Retype exactly what runs from the first line of the data to the line with "width=12), legendgroup='a', legendrank=1))", keeping both of those lines and skipping pictures.
* BEGIN GIVEN MATERIAL *
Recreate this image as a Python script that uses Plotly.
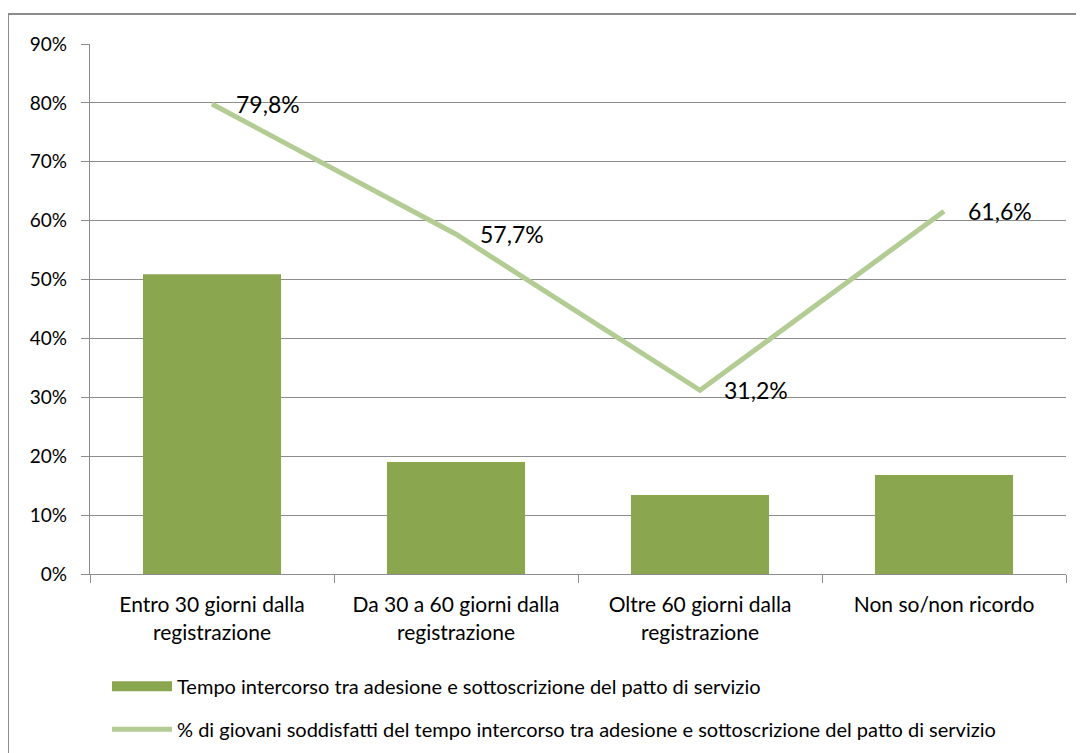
import plotly.graph_objects as go

categories = ['Entro 30 giorni dalla<br>registrazione', 'Da 30 a 60 giorni dalla<br>registrazione',
              'Oltre 60 giorni dalla<br>registrazione', 'Non so/non ricordo']
tempo = [0.509, 0.190, 0.134, 0.168]
soddisfatti = [0.798, 0.577, 0.312, 0.616]
y_ticks = [0, 0.1, 0.2, 0.3, 0.4, 0.5, 0.6, 0.7, 0.8, 0.9]

bar_name = 'Tempo intercorso tra adesione e sottoscrizione del patto di servizio'
line_name = '% di giovani soddisfatti del tempo intercorso tra adesione e sottoscrizione del patto di servizio'

font = 'Lato'
grid = '#8c8c8c'
bar_col = '#8aa64f'
line_col = '#b3cc94'

fig = go.Figure()
fig.add_trace(go.Bar(x=categories, y=tempo, name=bar_name, marker=dict(color=bar_col, line=dict(width=0)),
                     showlegend=False, hoverinfo='y'))
fig.add_trace(go.Scatter(x=categories, y=soddisfatti, name=line_name, mode='lines',
                         line=dict(color=line_col, width=5), legendgroup='b'))
# wide rectangle swatch for the bar series, like the original legend
fig.add_trace(go.Scatter(x=[None], y=[None], name=bar_name, mode='lines',
                         line=dict(color=bar_col, width=12), legendgroup='a', legendrank=1))

for c, v in zip(categories, soddisfatti):
    fig.add_annotation(x=c, y=v, text=f'{v*100:.1f}%'.replace('.', ','), showarrow=False,
                       xanchor='left', yanchor='middle', xshift=22,
                       font=dict(family=font, size=23, color='#000000'))

# outer chart frame (page has 8px body margin)
fig.add_shape(type='rect', xref='paper', yref='paper', x0=-82/976, x1=1.2,
              y0=-0.5, y1=(566-6)/530, line=dict(color='#8c8c8c', width=2), layer='below')

fig.update_layout(
    width=1084, height=753,
    margin=dict(l=82, r=26, t=36, b=187),
    plot_bgcolor='white', paper_bgcolor='white',
    font=dict(family=font, size=19, color='#000000'),
    bargap=0.434,
    showlegend=True,
    legend=dict(orientation='v', x=(107-90)/976, xanchor='left', y=-0.175, yanchor='top',
                font=dict(family=font, size=20), tracegroupgap=14, traceorder='grouped',
                itemwidth=60, bgcolor='rgba(0,0,0,0)'),
)
fig.update_yaxes(range=[0, 0.9], tickvals=y_ticks, tickformat='.0%', showgrid=True, gridcolor=grid,
                 gridwidth=1.3, showline=True, linecolor=grid, linewidth=1.3, ticks='outside',
                 ticklen=8, tickcolor=grid, zeroline=False, ticklabelstandoff=10)
fig.update_xaxes(showline=True, linecolor=grid, linewidth=1.3, ticks='outside', tickson='boundaries',
                 ticklen=8, tickcolor=grid, showgrid=False, tickfont=dict(size=21), ticklabelstandoff=12)

fig.write_html('out.html')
* END GIVEN MATERIAL *
▸ **EXERCISE RESPONSE**
Recreate this image as a Python script that uses Plotly.
import plotly.graph_objects as go

categories = ['Entro 30 giorni dalla<br>registrazione', 'Da 30 a 60 giorni dalla<br>registrazione',
              'Oltre 60 giorni dalla<br>registrazione', 'Non so/non ricordo']
tempo = [0.509, 0.190, 0.134, 0.168]
soddisfatti = [0.798, 0.577, 0.312, 0.616]
y_ticks = [0, 0.1, 0.2, 0.3, 0.4, 0.5, 0.6, 0.7, 0.8, 0.9]

bar_name = 'Tempo intercorso tra adesione e sottoscrizione del patto di servizio'
line_name = '% di giovani soddisfatti del tempo intercorso tra adesione e sottoscrizione del patto di servizio'

font = 'Lato'
grid = '#8c8c8c'
bar_col = '#8aa64f'
line_col = '#b3cc94'

fig = go.Figure()
fig.add_trace(go.Bar(x=categories, y=tempo, name=bar_name, marker=dict(color=bar_col, line=dict(width=0)),
                     showlegend=False, hoverinfo='y'))
fig.add_trace(go.Scatter(x=categories, y=soddisfatti, name=line_name, mode='lines',
                         line=dict(color=line_col, width=5), legendgroup='b'))
# wide rectangle swatch for the bar series, like the original legend
fig.add_trace(go.Scatter(x=[None], y=[None], name=bar_name, mode='lines',
                         line=dict(color=bar_col, width=12), legendgroup='a', legendrank=1))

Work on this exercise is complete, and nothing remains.